The bogey took him to 61 and a four-day total of 22-under 258, a tournament record.

Shane Lowry had a strong day himself, carding a 67 and tying third-round co-leader Webb Simpson for second place.

Simpson and Matt Kuchar shared the lead with McIlroy going into Sunday, while Brandt Snedeker and Canadian Adam Hadwin were among a trio a stroke back. Fellow Canucks Nick Taylor and Mackenzie Hughes were also in the top-10.

Hadwin shot 70 and finished in sixth place. His consolation prizes were the Rivermead Trophy as low Canadian and a berth in the Open Championship. Graeme McDowell also gained a spot in the field at the Open, which will be held in his hometown of Portrush, Northern Ireland.

But the runners-up were afterthoughts as McIlroy rolled along and the Canadian fans, already in a national fervour with the success of the Toronto Raptors, cheered when McIlroy donned an autographed Kyle Lowry jersey.

Tournament organizers and sponsor Royal Bank of Canada would never publicly root for any particular player, but they had to like what they saw heading into the final round. In addition to McIlroy, one of the few golfers whose popularity transcends the sport, there were a handful of players sponsored by RBC in the hunt and there was also the prospect of the first Canadian winner in 65 years.

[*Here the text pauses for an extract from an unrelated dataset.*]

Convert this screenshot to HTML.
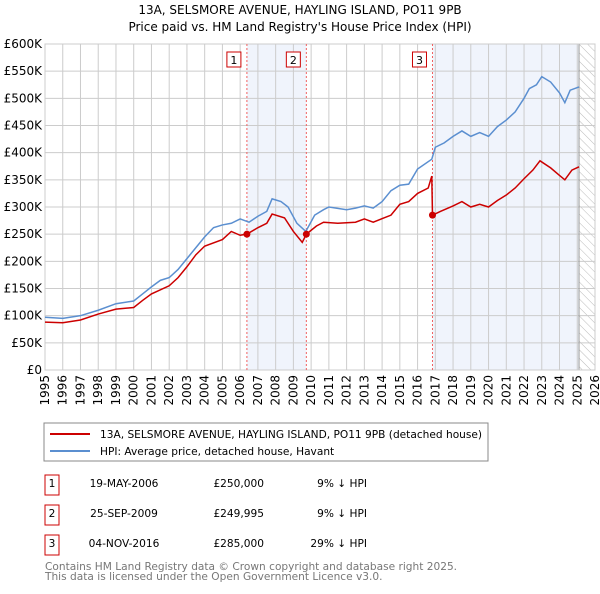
<!DOCTYPE html>
<html><head><meta charset="utf-8"><style>
body{margin:0;background:#fff;width:600px;height:590px;overflow:hidden;font-family:"DejaVu Sans","Liberation Sans",sans-serif;}
svg text{font-family:"DejaVu Sans","Liberation Sans",sans-serif;}
</style></head><body>
<svg id="c" width="600" height="590" xmlns="http://www.w3.org/2000/svg">
<text x="300" y="14" text-anchor="middle" font-size="12">13A, SELSMORE AVENUE, HAYLING ISLAND, PO11 9PB</text>
<text x="300" y="31" text-anchor="middle" font-size="12">Price paid vs. HM Land Registry's House Price Index (HPI)</text>
<g id="plot"></g>
<rect x="44" y="423" width="444" height="38" fill="#fff" stroke="#888"/>
<line x1="50" y1="434" x2="90" y2="434" stroke="#cc0000" stroke-width="2"/>
<text x="100" y="438" font-size="10.6">13A, SELSMORE AVENUE, HAYLING ISLAND, PO11 9PB (detached house)</text>
<line x1="50" y1="451" x2="90" y2="451" stroke="#5b8fd0" stroke-width="2"/>
<text x="100" y="455" font-size="10.6">HPI: Average price, detached house, Havant</text>
<g font-size="10.6">
<rect x="45" y="475" width="14" height="20" fill="none" stroke="#cc0000"/><text x="52" y="487" text-anchor="middle">1</text>
<text x="124" y="487" text-anchor="middle">19-MAY-2006</text><text x="264" y="487" text-anchor="end">£250,000</text><text x="367" y="487" text-anchor="end">9% ↓ HPI</text>
<rect x="45" y="505" width="14" height="20" fill="none" stroke="#cc0000"/><text x="52" y="517" text-anchor="middle">2</text>
<text x="124" y="517" text-anchor="middle">25-SEP-2009</text><text x="264" y="517" text-anchor="end">£249,995</text><text x="367" y="517" text-anchor="end">9% ↓ HPI</text>
<rect x="45" y="535" width="14" height="20" fill="none" stroke="#cc0000"/><text x="52" y="547" text-anchor="middle">3</text>
<text x="124" y="547" text-anchor="middle">04-NOV-2016</text><text x="264" y="547" text-anchor="end">£285,000</text><text x="367" y="547" text-anchor="end">29% ↓ HPI</text>
</g>
<text x="45" y="570" font-size="10.6" fill="#777">Contains HM Land Registry data © Crown copyright and database right 2025.</text>
<text x="45" y="580" font-size="10.6" fill="#777">This data is licensed under the Open Government Licence v3.0.</text>
</svg>
<script>
const hpiYears=[1995,1996,1997,1998,1999,2000,2000.5,2001,2001.5,2002,2002.5,2003,2003.5,2004,2004.5,2005,2005.5,2006,2006.5,2007,2007.5,2007.8,2008.3,2008.7,2009.2,2009.7,2010.2,2010.7,2011,2012,2012.5,2013,2013.5,2014,2014.5,2015,2015.5,2016,2016.8,2017,2017.5,2018,2018.5,2019,2019.5,2020,2020.5,2021,2021.5,2022,2022.3,2022.7,2023,2023.5,2024,2024.3,2024.6,2025.1];
const hpiValues=[97,95,100,110,122,127,140,153,165,170,185,205,225,245,262,267,270,278,272,283,292,315,310,300,270,255,285,295,300,295,298,302,298,310,330,340,342,370,388,410,418,430,440,430,437,430,448,460,475,500,518,525,540,530,510,492,515,521];
const propYears=[1995,1996,1997,1998,1999,2000,2000.5,2001,2002,2002.5,2003,2003.5,2004,2005,2005.5,2006,2006.38,2007,2007.5,2007.8,2008.5,2009,2009.5,2009.73,2010.3,2010.7,2011.5,2012.5,2013,2013.5,2014.5,2015,2015.5,2016,2016.6,2016.8,2016.84,2017.3,2018,2018.5,2019,2019.5,2020,2020.5,2021,2021.5,2022,2022.5,2022.9,2023.5,2024,2024.3,2024.7,2025.1];
const propValues=[88,87,92,103,112,115,128,140,155,170,190,212,228,240,255,248,250,262,270,287,280,255,235,250,265,272,270,272,278,272,285,305,310,325,335,357,285,292,302,310,300,305,300,312,322,335,352,368,385,372,358,350,368,374];
const saleYears=[2006.38,2009.73,2016.84];
const salePrices=[250,249.995,285];
const saleLabels=["1","2","3"];
const yTicks=[0,50,100,150,200,250,300,350,400,450,500,550,600];
const yTickLabels=["£0","£50K","£100K","£150K","£200K","£250K","£300K","£350K","£400K","£450K","£500K","£550K","£600K"];
const xTicks=[1995,1996,1997,1998,1999,2000,2001,2002,2003,2004,2005,2006,2007,2008,2009,2010,2011,2012,2013,2014,2015,2016,2017,2018,2019,2020,2021,2022,2023,2024,2025,2026];
const X0=45,X1=595,Y0=370,Y1=44,dataEnd=2025.1;
const xs=y=>X0+(y-1995)/(2026-1995)*(X1-X0);
const ys=v=>Y0-v/600*(Y0-Y1);
const NS="http://www.w3.org/2000/svg",g=document.getElementById('plot');
function mk(t,a){const e=document.createElementNS(NS,t);for(const k in a)e.setAttribute(k,a[k]);g.appendChild(e);return e;}
let s=mk('rect',{x:xs(saleYears[0]),y:Y1,width:xs(saleYears[1])-xs(saleYears[0]),height:Y0-Y1,fill:'#f0f4fc'});


s=mk('rect',{x:xs(saleYears[2]),y:Y1,width:xs(dataEnd)-xs(saleYears[2]),height:Y0-Y1,fill:'#f0f4fc'});


const defs=mk('defs',{});
defs.innerHTML='<pattern id="h" width="6" height="6" patternUnits="userSpaceOnUse" patternTransform="rotate(-45)"><line x1="0" y1="0" x2="0" y2="6" stroke="#bbb" stroke-width="1"/></pattern>';
s=mk('rect',{x:xs(dataEnd),y:Y1,width:X1-xs(dataEnd),height:Y0-Y1,fill:'url(#h)'});


yTicks.forEach((v,i)=>{
 const l=mk('line',{x1:X0,x2:X1,y1:ys(v),y2:ys(v),stroke:'#ccc'});
 
 
 const t=mk('text',{x:X0-3,y:ys(v)+4,'text-anchor':'end','font-size':'12'});t.textContent=yTickLabels[i];
 
 
});
xTicks.forEach(y=>{
 const l=mk('line',{x1:xs(y),x2:xs(y),y1:Y1,y2:Y0,stroke:'#ccc'});
 
 
 const t=mk('text',{x:0,y:0,'font-size':'12','text-anchor':'end',transform:`translate(${xs(y)+4},375) rotate(-90)`});t.textContent=y;
 
 
});
const ed=mk('line',{x1:xs(dataEnd),x2:xs(dataEnd),y1:Y1,y2:Y0,stroke:'#999'});


const fr=mk('rect',{x:X0,y:Y1,width:X1-X0,height:Y0-Y1,fill:'none',stroke:'#ccc'});


saleYears.forEach((y,i)=>{
 const l=mk('line',{x1:xs(y),x2:xs(y),y1:Y1,y2:Y0,stroke:'#f06060','stroke-dasharray':'2,2'});
 
 
 const r=mk('rect',{x:xs(y)-20,y:52,width:14,height:15,fill:'#fff',stroke:'#cc0000'});
 
 
 const t=mk('text',{x:xs(y)-13,y:64,'text-anchor':'middle','font-size':'11'});t.textContent=saleLabels[i];
 
 
});
let p=mk('polyline',{points:hpiYears.map((y,i)=>xs(y)+','+ys(hpiValues[i])).join(' '),fill:'none',stroke:'#5b8fd0','stroke-width':1.5});


p=mk('polyline',{points:propYears.map((y,i)=>xs(y)+','+ys(propValues[i])).join(' '),fill:'none',stroke:'#cc0000','stroke-width':1.5});


saleYears.forEach((y,i)=>{
 const c=mk('circle',{cx:xs(y),cy:ys(salePrices[i]),r:3.5,fill:'#cc0000'});
 
 
});
</script>
</body></html>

The glut of Canadian talent at the top and all the tantalizing champion possibilities were icing on the cake for a national championship that got a big bump this year with a move to June and a relocation to Hamilton, a classic course that received nothing but raves all week despite its short length and vulnerability to low scores.

The tournament took on a festival atmosphere, too, as the RBC added concerts to the postgame program on Friday and Saturday, both of which days were sellouts. The Canadian Open also continued its nascent tradition The Rink, with dasher boards set up around a par-three hole (the 13th this year) to mimic a hockey arena.

McIlroy birdied the hole after soaking up the borderline rowdy greeting he (and other players) got entering the tee box, with fans pounding fists on the boards and breaking into chants that included “Let’s go Raptors.”

The basketball cheering might have seemed out of touch in a faux hockey rink at a golf tournament but somehow it made sense. McIlroy left the 18th green with a Lowry’s Raptor jersey over his shoulder. He’s an honorary Canadian now, at the least.